Derrick Rose, S.A.T.'s: Superstars And Truancy
(Photo by Chris Chambers/Getty Images)
A youngster cheating on a college exam is as American as Sally or Johnny Commuter driving an SUV at 40 mph in a school zone while conveniently talking on their cell phone on an otherwise chirpy Monday morning in May.
In fact, the suburbanite taxpayers are the ones who can afford to regularly attend NCAA sporting events on their Saturdays off. Furthermore, these are the same people whom are shaming former Memphis guard Derrick Rose for allegedly not taking his S.A.T’s.
Relax. You were born to manage investments; he was born to dribble circles around defenders for your pleasure. Rose is getting paid to entertain Johnny Patron.
Whether he took the S.A.T.’s or not, I still support Rose because I hate on the game, not the player. What I don’t support is that he, and every other rookie of his stature, is granted millions of dollars before he proves that he can handle the hedonism that is the NBA lifestyle.

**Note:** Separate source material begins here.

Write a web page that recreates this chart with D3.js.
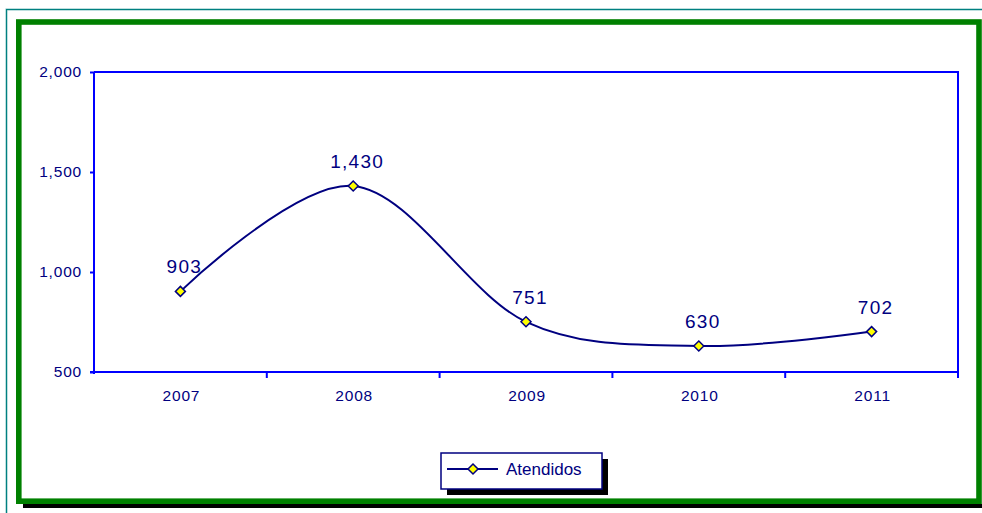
<!DOCTYPE html>
<html><head><meta charset="utf-8">
<script src="https://cdn.jsdelivr.net/npm/d3@7"></script>
<style>
html,body{margin:0;padding:0;background:#fff;}
svg{display:block;}
text{font-family:Arial,"Liberation Sans",sans-serif;fill:#000080;}
</style></head>
<body><svg id="c" width="982" height="513"></svg>
<script>
const categories = ["2007","2008","2009","2010","2011"];
const atendidos = [903,1430,751,630,702];
const yTicks = [500,1000,1500,2000];
const seriesName = "Atendidos";

const svg = d3.select("#c");
const navy = "#000080", blue = "#0000FF";

// outer teal frame
svg.append("rect").attr("x",6.5).attr("y",9.5).attr("width",990).attr("height",520)
  .attr("fill","none").attr("stroke","#7fbfbf").attr("stroke-width",2);
svg.append("rect").attr("x",6.5).attr("y",9.5).attr("width",990).attr("height",520)
  .attr("fill","none").attr("stroke","#008080").attr("stroke-width",1);
// black shadow
svg.append("rect").attr("x",23).attr("y",504).attr("width",980).attr("height",4).attr("fill","#000");
// green frame
svg.append("rect").attr("x",18.8).attr("y",22).attr("width",960.2).attr("height",479.2)
  .attr("fill","#fff").attr("stroke","#008000").attr("stroke-width",5.6);

const plot = {l:94, r:958, t:72, b:372};
const x = d3.scaleBand().domain(categories).range([plot.l, plot.r]).paddingInner(0).paddingOuter(0);
const y = d3.scaleLinear().domain([500,2000]).range([plot.b, plot.t]);

// plot border (top & right)
svg.append("path")
  .attr("d",`M${plot.l},${plot.t}H${plot.r}V${plot.b}`)
  .attr("fill","none").attr("stroke",blue).attr("stroke-width",2);

// y axis
const yAxis = svg.append("g").attr("transform",`translate(${plot.l},0)`)
  .call(d3.axisLeft(y).tickValues(yTicks).tickSize(4).tickPadding(8).tickFormat(d3.format(",")));
yAxis.select(".domain").attr("stroke",blue).attr("stroke-width",2).attr("d",`M0,${plot.b+2}V${plot.t}`);
yAxis.selectAll(".tick line").attr("stroke",blue).attr("stroke-width",2);
yAxis.selectAll(".tick text").attr("fill",navy).style("font-size","15.5px").style("letter-spacing","0.8px")
  .style("font-family","Arial, 'Liberation Sans', sans-serif");

// x axis
const xAxis = svg.append("g").attr("transform",`translate(0,${plot.b})`);
xAxis.append("path").attr("d",`M${plot.l-4},0H${plot.r}`).attr("stroke",blue).attr("stroke-width",2);
const bounds = categories.map(c => x(c) + x.bandwidth());
xAxis.selectAll("line.xt").data(bounds).join("line").attr("class","xt")
  .attr("x1",d=>d).attr("x2",d=>d).attr("y1",0).attr("y2",6)
  .attr("stroke",blue).attr("stroke-width",2);
xAxis.selectAll("text.xl").data(categories).join("text").attr("class","xl")
  .attr("x",d=>x(d)+x.bandwidth()/2+1).attr("y",29)
  .attr("text-anchor","middle").style("font-size","15.5px").style("letter-spacing","0.8px")
  .text(d=>d);

// line
const pts = categories.map((c,i)=>({c, v:atendidos[i]}));
const line = d3.line().x(d=>x(d.c)+x.bandwidth()/2).y(d=>y(d.v)).curve(d3.curveCardinal.tension(0));
svg.append("path").datum(pts).attr("d",line).attr("fill","none")
  .attr("stroke",navy).attr("stroke-width",2).attr("stroke-linejoin","round");

const diamond = (cx,cy,r) => `M${cx},${cy-r}L${cx+r},${cy}L${cx},${cy+r}L${cx-r},${cy}Z`;
svg.selectAll("path.mk").data(pts).join("path").attr("class","mk")
  .attr("d",d=>diamond(x(d.c)+x.bandwidth()/2, y(d.v), 5))
  .attr("fill","#FFFF00").attr("stroke",navy).attr("stroke-width",1.5);

svg.selectAll("text.lbl").data(pts).join("text").attr("class","lbl")
  .attr("x",d=>x(d.c)+x.bandwidth()/2+4).attr("y",d=>y(d.v)-18)
  .attr("text-anchor","middle").style("font-size","19px").style("letter-spacing","1.3px")
  .text(d=>d3.format(",")(d.v));

// legend
const lg = {x:441, y:453, w:161, h:36};
svg.append("rect").attr("x",lg.x+6).attr("y",lg.y+6).attr("width",lg.w).attr("height",lg.h).attr("fill","#000");
svg.append("rect").attr("x",lg.x).attr("y",lg.y).attr("width",lg.w).attr("height",lg.h)
  .attr("fill","#fff").attr("stroke",navy).attr("stroke-width",1.5);
svg.append("line").attr("x1",447).attr("x2",498).attr("y1",469).attr("y2",469)
  .attr("stroke",navy).attr("stroke-width",2);
svg.append("path").attr("d",diamond(473,469,5)).attr("fill","#FFFF00").attr("stroke",navy).attr("stroke-width",1.5);
svg.append("text").attr("x",506).attr("y",475).style("font-size","17px").text(seriesName);
</script></body></html>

Whatever happened to getting the good job after you went to college or paid some kind of dignified chore to society?
The NBA moved a step in the right direction by enforcing an age limit when it did, but who wants to commit to college for a year? Before that age rule came into effect, nobody in the history of state college lore would have raised a hand for that question. There is a solution to the one and done epidemic, and it’s a win-win for everybody.
The NBA would lift its age restriction, then enforce all rookie and second year salaries to the league minimum with one exception: If they have two or more years of college playing experience under their belt, they could be free to earn as much as Rose did this year (reportedly close to $5 million).
Is two years of proving that you can manage the “panhandling-girlfriend-in-every-NBA city” lifestyle too much to ask? Once the player reaches his third season, then he could seek arbitration and a judge can decide how much money he is worth per season.
Now the NCAA and its vacuum rulebook could exercise some PR with clarity and attempt to fill in the modern transparencies behind the term “student-athlete.” I say, if you’re going to call them “student-athlete,” then institutionalize it: create scholarships for qualified student tutors who would be assigned to overlook each full ride athlete for the duration of his/her freshman and sophomore years.
Think of it as a buddy system. The Derrick Rose’s of the world could think of it as having a “personal assistant” to be their eyes and ears. The scholar could think of it as an authentic resume builder and/or having a protégé. The pair could meet for an average of an hour a day for five days a week. If they can’t meet for consecutive days, then they can make it up some other day. At the end of the week, the tutor has the athlete sign for his attendance and participation, while the student will have kept an NCAA designed log to be submitted. If the deadline is missed more than once, then games will be taken away.
Is this a perfect system? Absolutely not.
There will be the occasional wonk who will let the athlete off the hook after being bribed with court side tickets or valley girls that offer sexual favors. But at least one hand knows what the other is doing—and more importantly—one is accountable for the other. This would be the essence of portfolio building for the tutor-scholar, and it provides merit on paper for the student-athlete.
Charles Barkley was right when he proclaimed that athletes were not role models. How on earth could we expect young men like Rose, who has no role models of his own (if the S.A.T. allegations are true) to play the part of influential public figure for youngsters?
Athletes of all ages and both genders find ways to make their jobs easier, even if it includes breaking the rules.
“You’re trying to find where the holes are in the rule book,” Danica Patrick recently said.
Can you blame them? They have one short life, one shot to get to the top and stay there.
If Rose didn’t have the fortitude to take the S.A.T.’s like everyone else who goes to college, then $5 million and a shoe deal later, I assure you he still doesn’t. And that’s now the Chicago Bulls’ problem.